Software vendors aren’t watching from the sidelines 

There’s a tendency to talk about “the market” as something operators endure, and vendors respond to. That distinction feels increasingly artificial. 

Software companies face many of the same pressures: regulatory change, rising expectations, shorter technology cycles, and the need to prove value continuously. Customers want faster releases and better integration, but they also need stability, continuity, and systems that will still be there in ten years. 

Speed alone isn’t a virtue in this environment. Maritime software doesn’t get judged in demos; it gets judged in month-end close, vetting inspections, audits, incidents, and bad weather. 

Software vendors don’t sit outside this pressure. We feel it too — from regulation, from customers, from technology moving faster every year. The difference is that our responsibility is to absorb that complexity, not pass it on.
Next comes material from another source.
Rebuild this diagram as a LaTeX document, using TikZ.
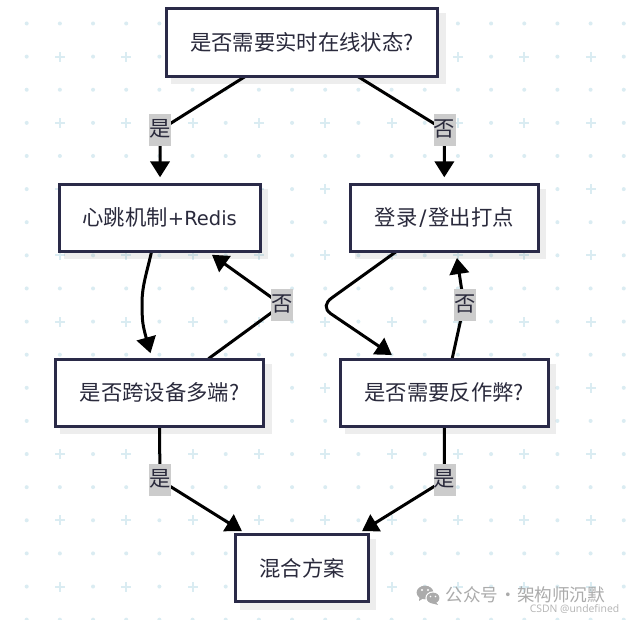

AI: Useful, overhyped, and easy to get wrong 

AI featured heavily in 2025 conversations, often in ways that said more about marketing than substance. The reality is simpler: AI is just another tool. It’s valuable when it’s embedded properly and dangerous when it’s treated as a shortcut. 
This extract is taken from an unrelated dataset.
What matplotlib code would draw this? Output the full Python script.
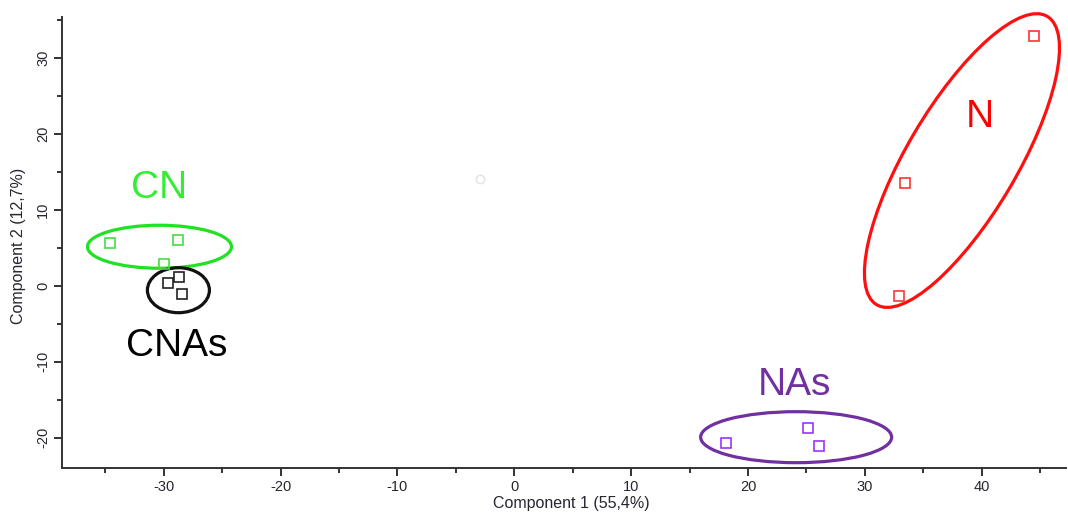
import matplotlib
matplotlib.use("Agg")
import matplotlib.pyplot as plt
from matplotlib.patches import Ellipse
from matplotlib import transforms
from matplotlib.ticker import MultipleLocator

plt.rcParams['font.family'] = ['Liberation Sans', 'DejaVu Sans']
plt.rcParams['axes.unicode_minus'] = False

# PCA scores per group
cn_x = [-34.6, -28.8, -30.0]
cn_y = [5.6, 6.0, 2.9]
cnas_x = [-29.6, -28.7, -28.4]
cnas_y = [0.4, 1.2, -1.1]
nas_x = [18.1, 25.1, 26.1]
nas_y = [-20.7, -18.7, -21.1]
n_x = [32.9, 33.4, 44.5]
n_y = [-1.4, 13.5, 32.9]
other_x = [-2.9]
other_y = [14.1]

x_label = "Component 1 (55,4%)"
y_label = "Component 2 (12,7%)"

fig = plt.figure(figsize=(10.68, 5.12), dpi=100)
ax = fig.add_axes([0.0585, 0.0869, 0.9396, 0.8793])

mk = dict(linestyle='none', marker='s', markersize=6.5, markerfacecolor='none',
          markeredgewidth=1.2)
ax.plot(other_x, other_y, marker='o', linestyle='none', markersize=6,
        markerfacecolor='none', markeredgecolor='#e2e2e2', markeredgewidth=1.0)
ax.plot(cn_x, cn_y, markeredgecolor='#44dd44', **mk)
ax.plot(cnas_x, cnas_y, markeredgecolor='#222222', **mk)
ax.plot(nas_x, nas_y, markeredgecolor='#9933ff', **mk)
ax.plot(n_x, n_y, markeredgecolor='#ff3333', **mk)


def ring(cx, cy, w_in, h_in, angle, color):
    # ellipse sized in inches, centred on a data point
    trans = fig.dpi_scale_trans + transforms.ScaledTranslation(cx, cy, ax.transData)
    e = Ellipse((0, 0), w_in, h_in, angle=angle, transform=trans,
                fill=False, edgecolor=color, linewidth=2.3, clip_on=False)
    ax.add_artist(e)


ring(-30.36, 5.13, 1.44, 0.43, 0, '#22e022')
ring(-28.74, -0.59, 0.62, 0.45, 0, '#111111')
ring(24.12, -19.93, 1.91, 0.51, 0, '#7030a0')
ring(38.31, 16.47, 3.35, 1.10, 59.4, '#ff1010')

ax.text(-30.4, 12.8, "CN", color='#33ee33', fontsize=28, ha='center', va='center')
ax.text(-28.9, -7.9, "CNAs", color='#000000', fontsize=28, ha='center', va='center')
ax.text(24.0, -13.1, "NAs", color='#7030a0', fontsize=28, ha='center', va='center')
ax.text(39.8, 22.2, "N", color='#ff0000', fontsize=28, ha='center', va='center')

ax.set_xlim(-38.66, 47.21)
ax.set_ylim(-23.92, 35.32)

ax.xaxis.set_major_locator(MultipleLocator(10))
ax.xaxis.set_minor_locator(MultipleLocator(5))
ax.yaxis.set_major_locator(MultipleLocator(10))
ax.yaxis.set_minor_locator(MultipleLocator(5))

for s in ['top', 'right']:
    ax.spines[s].set_visible(False)
for s in ['left', 'bottom']:
    ax.spines[s].set_linewidth(1.4)
    ax.spines[s].set_color('#333333')

ax.tick_params(which='major', direction='out', length=5.5, width=1.4,
               color='#333333', labelsize=10.5, labelcolor='#262630')
ax.tick_params(which='minor', direction='out', length=3.5, width=1.4, color='#333333')
for lbl in ax.get_yticklabels():
    lbl.set_rotation(90)
    lbl.set_va('center')

ax.set_xlabel(x_label, fontsize=11.5, color='#262630')
ax.set_ylabel(y_label, fontsize=11.5, color='#262630')
ax.xaxis.set_label_coords(0.507, -0.079)
ax.yaxis.set_label_coords(-0.044, 0.492)
ax.xaxis.label.set_va('center')
ax.yaxis.label.set_va('center')

fig.savefig("out.png", dpi=100)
In maritime, context matters. Data without domain understanding leads to confident but wrong answers. The real value of AI is in quietly helping people spot patterns, flag anomalies, and make better-informed decisions — not in replacing judgement, or creating black boxes no one trusts. 

If you have to keep telling people you’re using AI, you’re probably using it in the wrong place. The best technology is the kind that does its job quietly and earns trust over time.

What carries into 2026 

If 2025 taught us anything, it’s that uncertainty is no longer intermittent, instead, it’s continuous, and structural. 

Going into 2026, the focus is narrowing: fewer systems, better data, clearer accountability with tools that reflect how shipping actually operates, not how someone imagines it should. 

The companies we work with that succeed best in this environment won’t be the ones chasing every new idea: they will be the ones that understand their own operations well enough to decide what not to chase.